Obamacare Is Not That Bad…Is It?

Confused 1Honestly!  I do not understand why, after 3 years, people are still complaining about Obamacare.  Don’t Americans understand that the politicians who claim to represent the interests of the middle-class made sacrifices and compromises in order to get control of the private health insurance industry.

I just saw a commercial for a book explaining Obamacare.  According to the author of that book, you should be willing to pay $20 in order to read politically motivated propaganda designed to make you fear the future under Obamacare.

I don’t think that you need to pay money just to understand what the politicians are doing to us.  Whether you want to or not, if you are a law-abiding American you will be changing your health insurance plan in the near future.

In this post I want to try to eliminate all the “legislative language,” speculation and misinformation and explain both the good and bad parts of Obamacare that will affect you, the average American.


  1. Eliminating Child Underwriting – One of the first things you will find in the Affordable Care Act (ACA) is the elimination of medical underwriting for children as of March, 23 2010.  Insurance companies may no longer deny coverage for children who are already sick.  (I just do not understand what this provision was not implemented for adults at the same time.  Adults must wait until 2014 before medical underwriting is eliminated.)
  2. Age 26 – Under the terms of the ACA, adult children are allowed to stay on their parent’s health insurance until they are 26.  (In my state previously an adult child was only able to stay on their parent’s health insurance until they were 25 if they were a full-time student.  If they were not a full-time student, they were required to get their own health insurance at age 18.)
  3. Preventive Services – The ACA requires insurance companies to waive any deductibles, co-pays or co-insurance for certain medical preventive services.  (The only catch is that in order to claim this benefit you must have qualifying health insurance.)

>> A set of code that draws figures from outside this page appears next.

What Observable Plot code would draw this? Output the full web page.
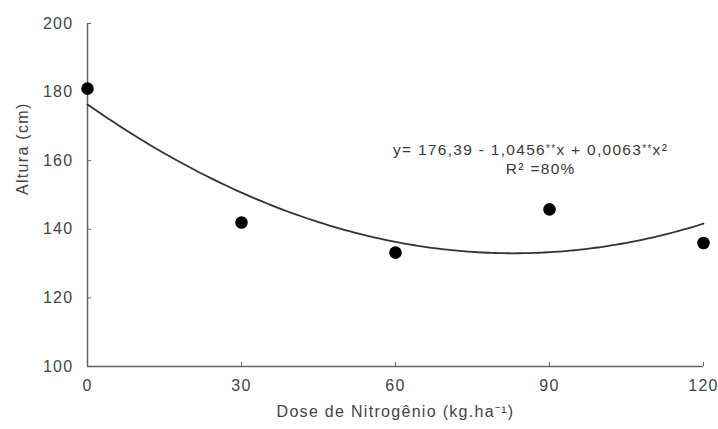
<!DOCTYPE html>
<html>
<head>
<meta charset="utf-8">
<script src="https://cdn.jsdelivr.net/npm/d3@7"></script>
<script src="https://cdn.jsdelivr.net/npm/@observablehq/plot@0.6"></script>
<style>
  html, body { margin: 0; padding: 0; background: #fff; }
  #chart svg { display: block; }
</style>
</head>
<body>
<div id="chart"></div>
<script>
// Nitrogen dose (kg/ha) and observed plant height (cm)
const doses = [0, 30, 60, 90, 120];
const heights = [181, 142, 133.2, 145.8, 136];
const xTicks = [0, 30, 60, 90, 120];
const yTicks = [100, 120, 140, 160, 180, 200];

// Fitted quadratic: y = 176.39 - 1.0456x + 0.0063x²
const coef = [176.39, -1.0456, 0.0063];
const fitX = d3.range(0, 120.5, 1);
const fit = fitX.map(x => ({x, y: coef[0] + coef[1] * x + coef[2] * x * x}));

const points = doses.map((d, i) => ({dose: d, height: heights[i]}));
const equation = "y= 176,39 - 1,0456**x + 0,0063**x²";
const r2 = "R² =80%";

const ink = "#444";

const chart = Plot.plot({
  width: 718,
  height: 429,
  marginLeft: 87,
  marginRight: 15,
  marginTop: 23,
  marginBottom: 63,
  style: {fontFamily: "'Liberation Sans', Arial, sans-serif", fontSize: "16px", color: ink},
  x: {domain: [0, 120]},
  y: {domain: [100, 200]},
  marks: [
    Plot.ruleX([0], {stroke: "#666", strokeWidth: 1.5}),
    Plot.ruleY([100], {stroke: "#666", strokeWidth: 1.5}),
    Plot.axisX({ticks: xTicks, tickSize: -4, tickPadding: 17, stroke: "#666", label: null, fontSize: 16}),
    Plot.axisY({ticks: yTicks, tickSize: -4, tickPadding: 18, stroke: "#666", label: null, fontSize: 16}),
    Plot.line(fit, {x: "x", y: "y", stroke: "#333", strokeWidth: 1.8, curve: "natural"}),
    Plot.dot(points, {x: "dose", y: "height", r: 6.3, fill: "#000"}),
    Plot.text([equation], {x: 86.3, y: 163, fontSize: 15.5, fill: "#3a3a3a"}),
    Plot.text([r2], {x: 88.3, y: 157.7, fontSize: 15.5, fill: "#3a3a3a"}),
    Plot.text(["Dose de Nitrogênio (kg.ha⁻¹)"], {frameAnchor: "bottom", dy: 50, fontSize: 16, fill: ink}),
    Plot.text(["Altura (cm)"], {frameAnchor: "left", dx: -65, rotate: -90, fontSize: 16, fill: ink})
  ]
});

// letter spacing and raised significance stars
const svg = d3.select(chart);
svg.selectAll("text").attr("letter-spacing", "1.3px");
svg.selectAll("text").filter(function () { return this.textContent === equation; })
  .each(function () {
    const t = d3.select(this);
    t.text(null);
    const parts = ["y= 176,39 - 1,0456", "**", "x + 0,0063", "**", "x²"];
    parts.forEach(p => {
      const s = t.append("tspan").text(p);
      if (p === "**") s.attr("baseline-shift", "35%").attr("font-size", "10px");
    });
  });

document.getElementById("chart").append(chart);
</script>
</body>
</html>
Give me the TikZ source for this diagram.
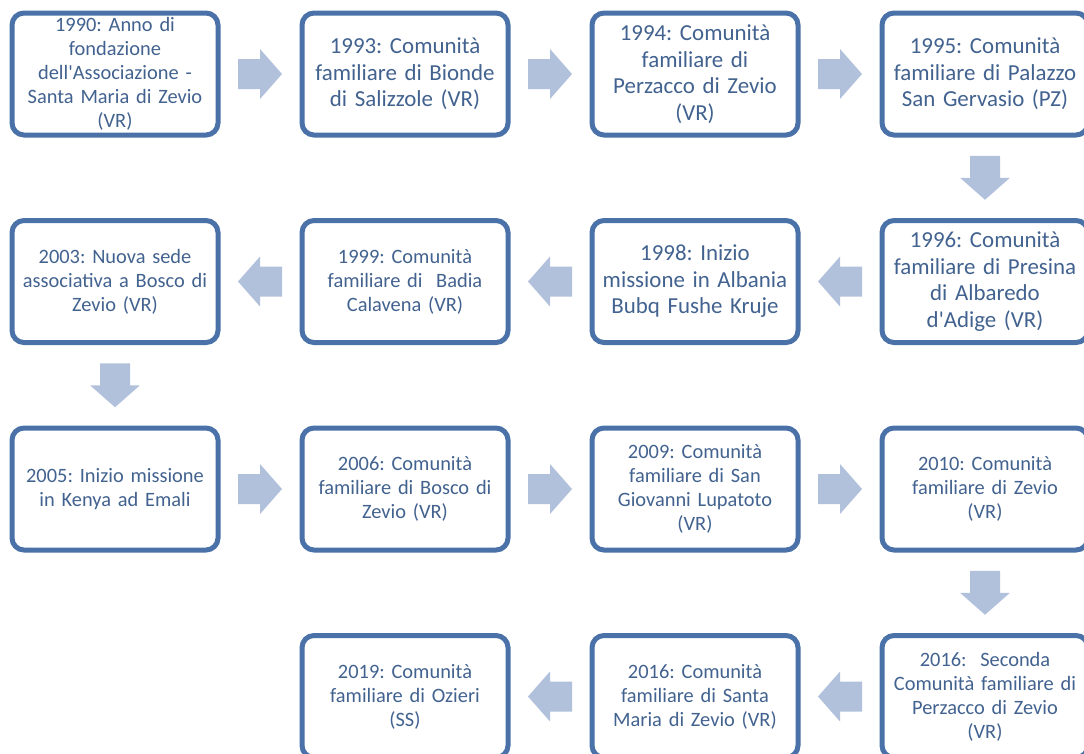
\documentclass[tikz,border=0pt]{standalone}
\usepackage{fontspec}
\setmainfont{Carlito}[Ligatures=TeXOff]
\usetikzlibrary{calc}
\frenchspacing
\definecolor{bordercol}{HTML}{4A72A9}
\definecolor{textcol}{HTML}{42628F}
\definecolor{arrowcol}{HTML}{B1C1DC}
\tikzset{
  evt/.style={draw=bordercol, line width=5pt, rounded corners=12pt, fill=white,
    minimum width=206pt, minimum height=122pt, inner sep=0pt,
    text=textcol, align=center, text width=204pt},
  big/.style={font=\fontsize{22.9}{26.5}\selectfont},
  small/.style={font=\fontsize{20.4}{23.9}\selectfont},
  pics/barrow/.style={code={
    \fill[arrowcol] (-22,-15) -- (0,-15) -- (0,-25) -- (22,0) -- (0,25) -- (0,15) -- (-22,15) -- cycle;}}
}
\begin{document}
\begin{tikzpicture}[x=1pt,y=-1pt]
\useasboundingbox (0,0) rectangle (1084,753);
\clip (0,0) rectangle (1084,753);
% row 1
\node[evt,small] (b1) at (115,74) {1990: Anno di\\fondazione\\dell'Associazione -\\Santa Maria di Zevio\\(VR)};
\node[evt,big] (b2) at (405,74) {1993: Comunità\\familiare di Bionde\\di Salizzole (VR)};
\node[evt,big] (b3) at (695,74) {1994: Comunità\\familiare di\\Perzacco di Zevio\\(VR)};
\node[evt,big] (b4) at (985,74) {1995: Comunità\\familiare di Palazzo\\San Gervasio (PZ)};
% row 2
\node[evt,big] (b5) at (985,281.5) {1996: Comunità\\familiare di Presina\\di Albaredo\\d'Adige (VR)};
\node[evt,big] (b6) at (695,281.5) {1998: Inizio\\missione in Albania\\Bubq Fushe Kruje};
\node[evt,small] (b7) at (405,281.5) {1999: Comunità\\familiare di\ \ Badia\\Calavena (VR)};
\node[evt,small] (b8) at (115,281.5) {2003: Nuova sede\\associativa a Bosco di\\Zevio (VR)};
% row 3
\node[evt,small] (b9) at (115,489) {2005: Inizio missione\\in Kenya ad Emali};
\node[evt,small] (b10) at (405,489) {2006: Comunità\\familiare di Bosco di\\Zevio (VR)};
\node[evt,small] (b11) at (695,489) {2009: Comunità\\familiare di San\\Giovanni Lupatoto\\(VR)};
\node[evt,small] (b12) at (985,489) {2010: Comunità\\familiare di Zevio\\(VR)};
% row 4
\node[evt,small] (b13) at (985,696.5) {2016:\ \ Seconda\\Comunità familiare di\\Perzacco di Zevio\\(VR)};
\node[evt,small] (b14) at (695,696.5) {2016: Comunità\\familiare di Santa\\Maria di Zevio (VR)};
\node[evt,small] (b15) at (405,696.5) {2019: Comunità\\familiare di Ozieri\\(SS)};
% arrows
\coordinate (m1) at ($(b1)!0.5!(b2)$);
\coordinate (m2) at ($(b2)!0.5!(b3)$);
\coordinate (m3) at ($(b3)!0.5!(b4)$);
\coordinate (m4) at ($(b4)!0.5!(b5)$);
\coordinate (m5) at ($(b5)!0.5!(b6)$);
\coordinate (m6) at ($(b6)!0.5!(b7)$);
\coordinate (m7) at ($(b7)!0.5!(b8)$);
\coordinate (m8) at ($(b8)!0.5!(b9)$);
\coordinate (m9) at ($(b9)!0.5!(b10)$);
\coordinate (m10) at ($(b10)!0.5!(b11)$);
\coordinate (m11) at ($(b11)!0.5!(b12)$);
\coordinate (m12) at ($(b12)!0.5!(b13)$);
\coordinate (m13) at ($(b13)!0.5!(b14)$);
\coordinate (m14) at ($(b14)!0.5!(b15)$);
\pic at (m1) {barrow};
\pic at (m2) {barrow};
\pic at (m3) {barrow};
\pic[rotate=-90] at (m4) {barrow};
\pic[rotate=180] at (m5) {barrow};
\pic[rotate=180] at (m6) {barrow};
\pic[rotate=180] at (m7) {barrow};
\pic[rotate=-90] at (m8) {barrow};
\pic at (m9) {barrow};
\pic at (m10) {barrow};
\pic at (m11) {barrow};
\pic[rotate=-90] at (m12) {barrow};
\pic[rotate=180] at (m13) {barrow};
\pic[rotate=180] at (m14) {barrow};
\end{tikzpicture}
\end{document}
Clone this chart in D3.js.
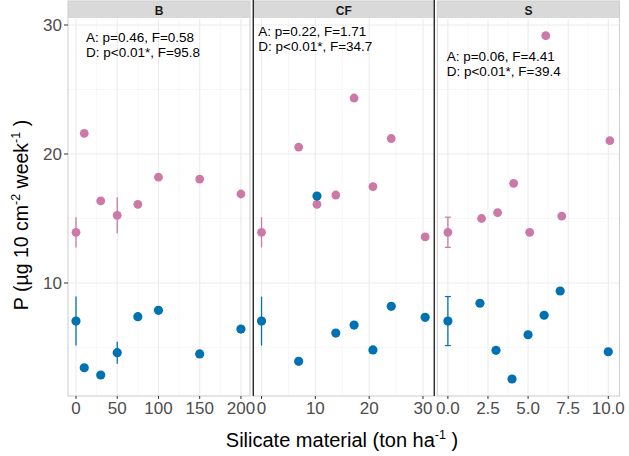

  1. Individual Mandate – The ACA requires all Americans, who are not specifically exempt, to buy private Essential Health insurance by 2014 or pay a tax penalty.  According to the Supreme Court, it is legal for Congress to tell private citizens how they must spend their money as long as it can be classified as a tax.
  2. New Taxes And Fees – The ACA imposes new taxes and fees on insurance companies and other medical providers.  In order to pay these taxes and fees those companies that are affected are anticipated to increase the prices and premiums they charge their customers.  Although the taxes and fees are directed at large companies, the average American consumer must pay the bill through increased prices.
  3. Essential Benefit Plan – The Essential Benefit Plans, drawn up by the Secretary of Health and Human Services, require, in many cases, people to pay for benefits that they will never use and have no need for.  For example, all Americans, regardless of their age or gender, must pay premiums for insurance that includes maternity coverage.
  4. Unelected autocrats – This may be the part of “Obamacare” that bothers me the most.  (I waver between this and the Individual Mandate.)  The most common phrase in the ACA is, “The Secretary Shall…”  In the ACA, congress created the skeleton of a law but left it up to an unelected beaurocrat to flesh it out.  The Secretary of Health and Human Services, who is making health care law (she calls it “rules” so that the Executive branch of government is not accused of making law) is appointed by the president.  There is a person in D.C. with the authority to make law over 1/6 of our national economy who is not even elected.


  1. 1099 over $600 – My wife is a “book-keeper.”  When the ACA was signed into law in March, 2010 she screamed that the paper-work that would be required for every business to notify the IRS every time they paid more than $600 for something would be a night-mare.  Apparently she was not the only one who saw that.  The part of the ACA that required a form 1099 for every purchase over $600 was repealed in less than a year.
  2. Title VIII – This section of the law required the Secretary of Health and Human Services to develop a “voluntary,” government plan of Long Term Care insurance for American workers.  In a congressional hearing in late 2011 the Secretary told congress that the idea, while good, was economically “unfeasible.”  Within 2 months President Obama suspended all activity on this part of the law.  Rather than finding a way to make it “feasible” the Department of HHS stopped working on the problem completely.  Title VIII was officially repealed in the American Taxpayers Relief Act of 2012.

Obamacare is quite a lengthy piece of legislation.  It can get confusing if you try to read the legal language of the law.  However, it is not so confusing that Americans have to ignore it and hope it goes away.

Parts of the ACA, both good and bad, are here to stay.  Those who have a political problem with it can bluster and blow all they want.  However, if things happen on schedule, come Open Enrollment they will have to decide if they are going to abide by the law and purchase an approved Essential Benefit Plan or go without health insurance and pay the I.R.S. a penalty.

As I drive on the toll road around my city, I am reminded that it is rare that the government returns anything once they have gotten control.